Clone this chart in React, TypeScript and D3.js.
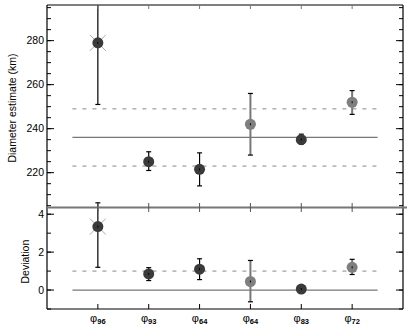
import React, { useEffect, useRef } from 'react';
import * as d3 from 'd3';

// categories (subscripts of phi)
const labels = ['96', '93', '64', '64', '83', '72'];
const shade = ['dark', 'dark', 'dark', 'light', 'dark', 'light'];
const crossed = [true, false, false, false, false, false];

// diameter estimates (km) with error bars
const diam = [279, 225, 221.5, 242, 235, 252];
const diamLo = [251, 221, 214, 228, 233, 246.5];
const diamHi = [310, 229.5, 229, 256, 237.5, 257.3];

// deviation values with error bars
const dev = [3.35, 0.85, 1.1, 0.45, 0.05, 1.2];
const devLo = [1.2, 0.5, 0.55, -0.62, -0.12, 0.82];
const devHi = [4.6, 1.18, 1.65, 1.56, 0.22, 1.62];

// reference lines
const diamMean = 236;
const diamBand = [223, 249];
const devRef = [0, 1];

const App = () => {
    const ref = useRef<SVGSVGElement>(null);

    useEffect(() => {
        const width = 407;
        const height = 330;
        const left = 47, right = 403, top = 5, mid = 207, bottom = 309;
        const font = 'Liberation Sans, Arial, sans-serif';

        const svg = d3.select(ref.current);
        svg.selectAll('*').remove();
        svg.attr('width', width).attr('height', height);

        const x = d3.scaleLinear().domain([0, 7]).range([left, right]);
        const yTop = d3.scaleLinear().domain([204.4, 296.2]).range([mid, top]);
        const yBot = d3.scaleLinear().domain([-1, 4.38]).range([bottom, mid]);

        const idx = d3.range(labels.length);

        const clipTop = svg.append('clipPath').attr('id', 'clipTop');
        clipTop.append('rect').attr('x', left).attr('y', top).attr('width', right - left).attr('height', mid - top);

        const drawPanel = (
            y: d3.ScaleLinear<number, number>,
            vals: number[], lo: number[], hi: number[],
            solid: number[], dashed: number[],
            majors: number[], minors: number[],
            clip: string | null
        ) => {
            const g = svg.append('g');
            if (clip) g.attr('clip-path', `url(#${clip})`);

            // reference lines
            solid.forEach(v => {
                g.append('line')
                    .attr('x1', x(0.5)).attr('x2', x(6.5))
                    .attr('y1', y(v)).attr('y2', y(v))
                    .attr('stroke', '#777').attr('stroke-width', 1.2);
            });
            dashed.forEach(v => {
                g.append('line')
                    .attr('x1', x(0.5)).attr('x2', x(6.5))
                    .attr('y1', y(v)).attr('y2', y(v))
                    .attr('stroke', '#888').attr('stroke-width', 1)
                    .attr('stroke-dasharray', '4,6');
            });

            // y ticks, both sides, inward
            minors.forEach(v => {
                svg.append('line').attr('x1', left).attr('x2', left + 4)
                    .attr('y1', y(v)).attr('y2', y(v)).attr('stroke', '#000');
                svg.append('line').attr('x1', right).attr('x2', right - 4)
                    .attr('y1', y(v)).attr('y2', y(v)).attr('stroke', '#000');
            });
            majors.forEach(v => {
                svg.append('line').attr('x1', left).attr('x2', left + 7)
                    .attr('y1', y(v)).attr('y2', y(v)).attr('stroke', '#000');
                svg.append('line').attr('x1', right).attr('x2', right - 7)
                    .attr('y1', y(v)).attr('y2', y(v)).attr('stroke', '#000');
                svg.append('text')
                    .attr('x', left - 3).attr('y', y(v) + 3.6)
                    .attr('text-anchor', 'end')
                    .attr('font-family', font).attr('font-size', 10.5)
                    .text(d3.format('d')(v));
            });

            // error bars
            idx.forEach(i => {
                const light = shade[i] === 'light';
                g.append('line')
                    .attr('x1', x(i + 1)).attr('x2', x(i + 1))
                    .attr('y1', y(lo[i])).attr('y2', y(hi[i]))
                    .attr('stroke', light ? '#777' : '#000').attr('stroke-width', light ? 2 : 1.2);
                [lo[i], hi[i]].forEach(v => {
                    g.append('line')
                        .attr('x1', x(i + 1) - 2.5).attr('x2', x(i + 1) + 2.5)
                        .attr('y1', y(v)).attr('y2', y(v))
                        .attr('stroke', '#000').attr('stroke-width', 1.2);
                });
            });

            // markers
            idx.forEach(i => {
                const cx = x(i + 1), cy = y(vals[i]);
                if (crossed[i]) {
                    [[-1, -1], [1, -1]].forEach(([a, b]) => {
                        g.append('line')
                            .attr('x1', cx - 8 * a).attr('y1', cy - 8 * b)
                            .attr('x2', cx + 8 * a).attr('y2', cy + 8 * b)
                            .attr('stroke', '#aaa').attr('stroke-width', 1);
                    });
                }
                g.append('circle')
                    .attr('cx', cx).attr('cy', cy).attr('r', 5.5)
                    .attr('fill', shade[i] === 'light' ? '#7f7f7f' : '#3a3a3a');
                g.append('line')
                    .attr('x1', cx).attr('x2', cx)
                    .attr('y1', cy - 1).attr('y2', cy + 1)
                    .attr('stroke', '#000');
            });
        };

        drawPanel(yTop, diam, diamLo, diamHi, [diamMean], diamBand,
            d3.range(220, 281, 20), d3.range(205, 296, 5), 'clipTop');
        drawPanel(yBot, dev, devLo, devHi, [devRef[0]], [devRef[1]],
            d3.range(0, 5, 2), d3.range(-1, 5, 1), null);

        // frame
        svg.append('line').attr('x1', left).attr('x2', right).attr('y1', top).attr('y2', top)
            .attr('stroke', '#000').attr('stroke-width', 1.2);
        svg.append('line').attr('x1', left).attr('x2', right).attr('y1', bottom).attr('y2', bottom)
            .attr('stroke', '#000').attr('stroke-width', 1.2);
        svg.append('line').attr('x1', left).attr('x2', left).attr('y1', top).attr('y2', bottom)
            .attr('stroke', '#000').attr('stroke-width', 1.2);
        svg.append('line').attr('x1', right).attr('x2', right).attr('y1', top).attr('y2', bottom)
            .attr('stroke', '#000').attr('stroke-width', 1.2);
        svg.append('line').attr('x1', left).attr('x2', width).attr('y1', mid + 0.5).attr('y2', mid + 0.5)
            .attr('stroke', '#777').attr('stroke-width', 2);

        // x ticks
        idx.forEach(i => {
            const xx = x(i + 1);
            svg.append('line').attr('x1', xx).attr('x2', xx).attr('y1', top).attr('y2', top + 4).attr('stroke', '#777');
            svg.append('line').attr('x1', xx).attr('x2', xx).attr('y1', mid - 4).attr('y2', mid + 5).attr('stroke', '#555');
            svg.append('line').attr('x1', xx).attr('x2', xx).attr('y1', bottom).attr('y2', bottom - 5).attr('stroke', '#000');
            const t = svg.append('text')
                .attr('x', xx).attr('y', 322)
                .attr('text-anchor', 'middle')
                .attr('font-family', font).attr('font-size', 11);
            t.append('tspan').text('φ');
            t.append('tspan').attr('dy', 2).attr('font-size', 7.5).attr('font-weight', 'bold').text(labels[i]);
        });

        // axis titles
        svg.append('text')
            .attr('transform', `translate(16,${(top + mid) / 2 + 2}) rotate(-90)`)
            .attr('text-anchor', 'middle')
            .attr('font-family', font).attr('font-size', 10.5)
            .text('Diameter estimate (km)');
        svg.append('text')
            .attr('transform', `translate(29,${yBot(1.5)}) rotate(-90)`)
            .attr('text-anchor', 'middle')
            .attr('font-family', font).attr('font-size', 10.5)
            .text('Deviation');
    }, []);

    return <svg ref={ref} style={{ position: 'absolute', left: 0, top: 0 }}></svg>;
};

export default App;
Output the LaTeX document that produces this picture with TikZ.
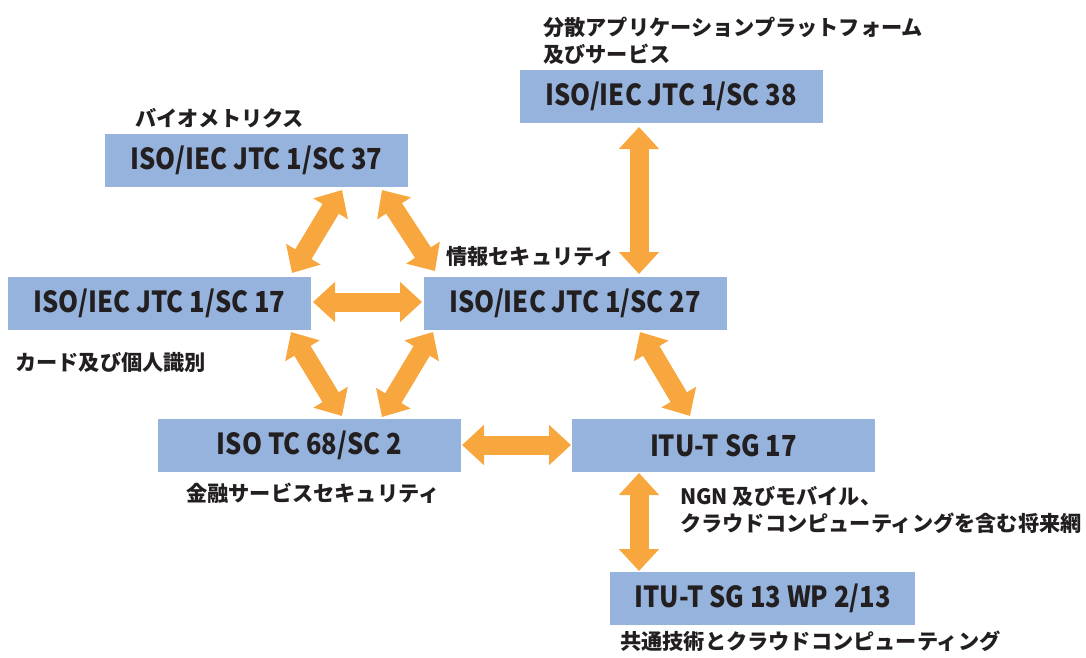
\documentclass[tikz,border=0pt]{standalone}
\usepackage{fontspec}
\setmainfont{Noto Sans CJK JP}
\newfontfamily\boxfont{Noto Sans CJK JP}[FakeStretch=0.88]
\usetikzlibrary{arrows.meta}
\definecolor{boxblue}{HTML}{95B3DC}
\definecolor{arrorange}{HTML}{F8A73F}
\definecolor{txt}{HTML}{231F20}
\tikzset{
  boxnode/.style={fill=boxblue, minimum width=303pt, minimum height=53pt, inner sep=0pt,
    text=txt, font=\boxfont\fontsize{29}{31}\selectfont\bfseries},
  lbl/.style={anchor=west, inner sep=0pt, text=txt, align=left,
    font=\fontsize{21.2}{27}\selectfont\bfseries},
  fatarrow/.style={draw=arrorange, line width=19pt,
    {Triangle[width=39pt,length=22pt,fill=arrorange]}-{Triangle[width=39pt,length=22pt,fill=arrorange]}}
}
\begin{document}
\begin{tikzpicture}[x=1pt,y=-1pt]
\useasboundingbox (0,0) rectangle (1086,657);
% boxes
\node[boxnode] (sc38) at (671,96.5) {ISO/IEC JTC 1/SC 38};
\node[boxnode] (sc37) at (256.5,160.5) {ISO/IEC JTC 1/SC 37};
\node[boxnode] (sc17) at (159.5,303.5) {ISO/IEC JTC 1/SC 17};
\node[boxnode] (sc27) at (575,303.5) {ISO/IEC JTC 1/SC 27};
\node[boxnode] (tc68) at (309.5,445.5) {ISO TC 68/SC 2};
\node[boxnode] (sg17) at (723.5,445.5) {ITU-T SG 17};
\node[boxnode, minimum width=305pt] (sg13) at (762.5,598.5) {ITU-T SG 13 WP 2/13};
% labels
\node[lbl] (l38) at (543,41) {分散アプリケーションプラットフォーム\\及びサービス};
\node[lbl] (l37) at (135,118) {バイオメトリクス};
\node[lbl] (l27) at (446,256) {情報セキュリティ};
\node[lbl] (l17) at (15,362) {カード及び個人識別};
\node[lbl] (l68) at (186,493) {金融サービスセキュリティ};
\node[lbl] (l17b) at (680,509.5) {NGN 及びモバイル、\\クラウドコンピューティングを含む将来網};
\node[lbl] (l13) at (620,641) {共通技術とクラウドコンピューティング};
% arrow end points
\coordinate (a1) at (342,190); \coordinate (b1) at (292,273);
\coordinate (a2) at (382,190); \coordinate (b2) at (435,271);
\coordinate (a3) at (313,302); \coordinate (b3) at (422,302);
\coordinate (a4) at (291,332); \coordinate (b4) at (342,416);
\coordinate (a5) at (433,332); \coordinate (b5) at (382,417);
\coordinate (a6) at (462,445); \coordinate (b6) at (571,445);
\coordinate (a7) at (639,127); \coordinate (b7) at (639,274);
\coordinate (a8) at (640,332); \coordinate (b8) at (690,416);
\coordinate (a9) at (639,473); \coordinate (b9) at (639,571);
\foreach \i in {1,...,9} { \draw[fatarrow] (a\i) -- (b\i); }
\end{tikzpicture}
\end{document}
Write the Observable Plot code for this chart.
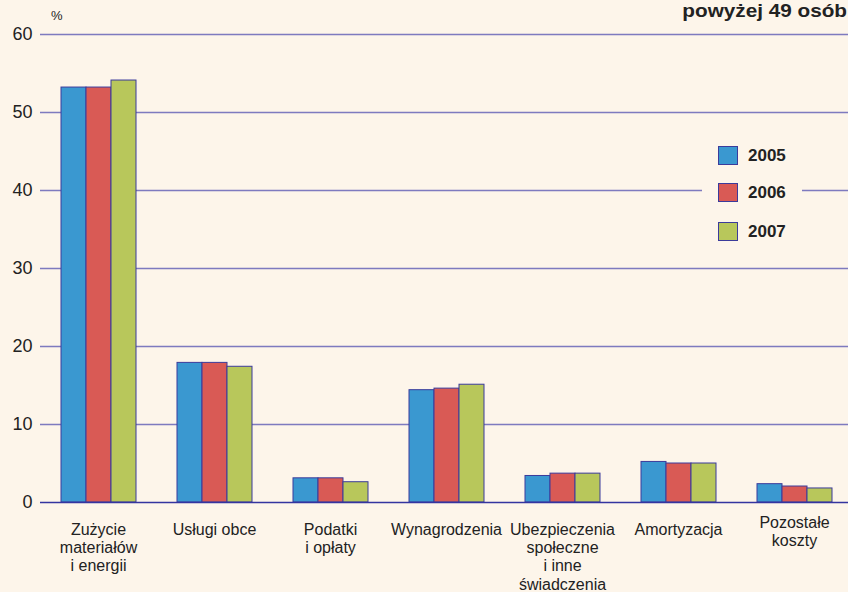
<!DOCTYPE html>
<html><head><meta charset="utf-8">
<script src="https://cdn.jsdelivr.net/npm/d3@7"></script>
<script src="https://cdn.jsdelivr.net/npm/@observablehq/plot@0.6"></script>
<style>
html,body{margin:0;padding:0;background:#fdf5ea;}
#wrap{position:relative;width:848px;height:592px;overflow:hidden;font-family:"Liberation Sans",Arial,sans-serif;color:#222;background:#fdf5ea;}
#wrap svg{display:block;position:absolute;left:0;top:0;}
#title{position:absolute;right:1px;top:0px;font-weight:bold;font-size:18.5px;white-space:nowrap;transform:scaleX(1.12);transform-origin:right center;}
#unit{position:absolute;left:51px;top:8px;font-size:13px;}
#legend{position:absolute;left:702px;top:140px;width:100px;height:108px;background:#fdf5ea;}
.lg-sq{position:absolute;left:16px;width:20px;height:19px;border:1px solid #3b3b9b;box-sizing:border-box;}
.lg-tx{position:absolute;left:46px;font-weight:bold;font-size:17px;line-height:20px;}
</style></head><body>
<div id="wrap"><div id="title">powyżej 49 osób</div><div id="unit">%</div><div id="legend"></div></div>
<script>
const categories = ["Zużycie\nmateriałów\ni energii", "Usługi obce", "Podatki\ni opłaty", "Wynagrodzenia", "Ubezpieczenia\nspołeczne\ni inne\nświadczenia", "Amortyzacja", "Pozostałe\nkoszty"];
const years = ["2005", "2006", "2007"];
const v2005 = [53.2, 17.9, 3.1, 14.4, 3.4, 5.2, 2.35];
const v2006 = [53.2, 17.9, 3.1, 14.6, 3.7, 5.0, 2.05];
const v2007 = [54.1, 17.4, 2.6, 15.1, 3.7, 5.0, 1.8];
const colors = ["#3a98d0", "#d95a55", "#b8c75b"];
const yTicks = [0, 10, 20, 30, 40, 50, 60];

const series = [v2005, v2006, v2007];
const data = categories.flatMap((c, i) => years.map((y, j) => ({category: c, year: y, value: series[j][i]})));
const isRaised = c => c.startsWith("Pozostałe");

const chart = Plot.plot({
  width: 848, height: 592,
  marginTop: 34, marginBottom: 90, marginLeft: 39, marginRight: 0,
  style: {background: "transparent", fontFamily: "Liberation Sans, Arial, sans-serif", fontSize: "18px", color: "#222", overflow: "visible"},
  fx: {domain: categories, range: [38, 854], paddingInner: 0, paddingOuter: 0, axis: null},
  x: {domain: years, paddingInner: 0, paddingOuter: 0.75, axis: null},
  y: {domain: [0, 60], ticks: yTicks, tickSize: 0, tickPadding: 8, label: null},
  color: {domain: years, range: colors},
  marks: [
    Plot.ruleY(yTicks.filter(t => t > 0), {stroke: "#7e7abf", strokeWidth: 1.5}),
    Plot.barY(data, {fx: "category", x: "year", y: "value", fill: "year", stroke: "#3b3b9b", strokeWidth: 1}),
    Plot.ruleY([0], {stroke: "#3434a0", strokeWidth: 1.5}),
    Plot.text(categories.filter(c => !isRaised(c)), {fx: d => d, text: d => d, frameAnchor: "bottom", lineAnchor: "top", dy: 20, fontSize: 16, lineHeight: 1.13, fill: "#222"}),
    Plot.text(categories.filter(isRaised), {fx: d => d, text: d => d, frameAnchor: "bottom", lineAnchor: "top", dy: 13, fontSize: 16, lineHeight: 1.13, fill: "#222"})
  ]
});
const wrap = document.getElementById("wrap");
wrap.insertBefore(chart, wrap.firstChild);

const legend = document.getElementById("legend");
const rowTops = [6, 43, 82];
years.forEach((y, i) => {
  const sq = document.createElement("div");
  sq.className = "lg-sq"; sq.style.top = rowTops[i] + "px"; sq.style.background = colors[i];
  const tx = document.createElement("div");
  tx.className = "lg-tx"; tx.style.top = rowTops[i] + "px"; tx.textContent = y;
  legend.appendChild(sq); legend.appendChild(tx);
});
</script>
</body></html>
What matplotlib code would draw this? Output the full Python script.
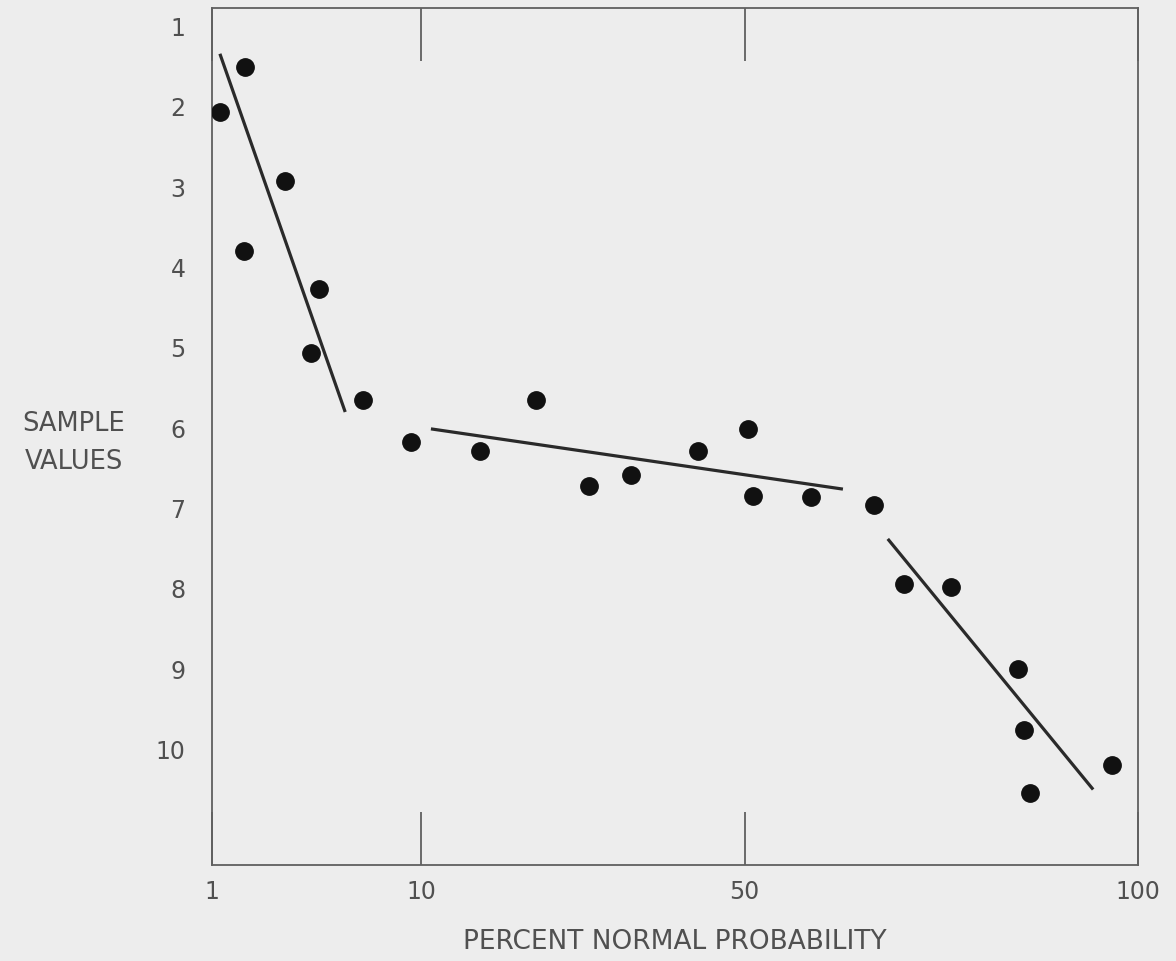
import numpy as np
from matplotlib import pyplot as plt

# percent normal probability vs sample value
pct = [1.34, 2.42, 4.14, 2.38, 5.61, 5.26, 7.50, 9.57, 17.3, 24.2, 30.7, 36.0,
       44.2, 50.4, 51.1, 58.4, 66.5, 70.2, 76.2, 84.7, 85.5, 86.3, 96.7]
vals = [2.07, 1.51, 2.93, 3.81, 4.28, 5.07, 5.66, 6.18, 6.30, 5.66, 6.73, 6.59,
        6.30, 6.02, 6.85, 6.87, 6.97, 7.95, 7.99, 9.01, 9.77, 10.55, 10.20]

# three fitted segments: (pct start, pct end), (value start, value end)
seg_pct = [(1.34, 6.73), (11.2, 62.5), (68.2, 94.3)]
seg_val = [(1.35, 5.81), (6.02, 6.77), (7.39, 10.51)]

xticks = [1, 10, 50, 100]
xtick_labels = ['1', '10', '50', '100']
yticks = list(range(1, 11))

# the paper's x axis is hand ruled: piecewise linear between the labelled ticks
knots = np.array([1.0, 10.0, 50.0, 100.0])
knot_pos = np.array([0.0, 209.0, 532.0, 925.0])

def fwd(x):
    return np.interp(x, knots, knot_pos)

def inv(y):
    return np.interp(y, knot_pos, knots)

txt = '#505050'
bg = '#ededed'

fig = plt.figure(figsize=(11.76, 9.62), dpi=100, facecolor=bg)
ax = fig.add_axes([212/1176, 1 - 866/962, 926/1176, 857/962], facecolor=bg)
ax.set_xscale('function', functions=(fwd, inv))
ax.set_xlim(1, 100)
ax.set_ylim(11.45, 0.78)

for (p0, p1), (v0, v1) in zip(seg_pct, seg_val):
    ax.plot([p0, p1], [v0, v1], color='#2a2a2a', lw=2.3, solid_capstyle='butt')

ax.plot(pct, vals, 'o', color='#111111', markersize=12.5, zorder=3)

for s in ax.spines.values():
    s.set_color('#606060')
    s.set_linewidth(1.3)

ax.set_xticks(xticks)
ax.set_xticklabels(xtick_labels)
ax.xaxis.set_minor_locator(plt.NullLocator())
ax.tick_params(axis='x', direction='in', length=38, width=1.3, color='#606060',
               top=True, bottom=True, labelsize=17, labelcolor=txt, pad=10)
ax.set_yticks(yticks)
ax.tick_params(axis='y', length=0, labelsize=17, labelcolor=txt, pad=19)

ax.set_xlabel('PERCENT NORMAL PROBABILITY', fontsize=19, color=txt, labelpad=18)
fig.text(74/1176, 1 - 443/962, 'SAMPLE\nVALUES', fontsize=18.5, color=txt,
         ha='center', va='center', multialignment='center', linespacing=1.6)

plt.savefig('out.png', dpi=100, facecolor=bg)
————————
Output word for word the lines running from the one containing "What matplotlib code" to the one containing "from matplotlib import pyplot as plt", both included, leaving out the pictures.

RESULT OF THIS EXERCISE>
What matplotlib code would draw this? Output the full Python script.
import numpy as np
from matplotlib import pyplot as plt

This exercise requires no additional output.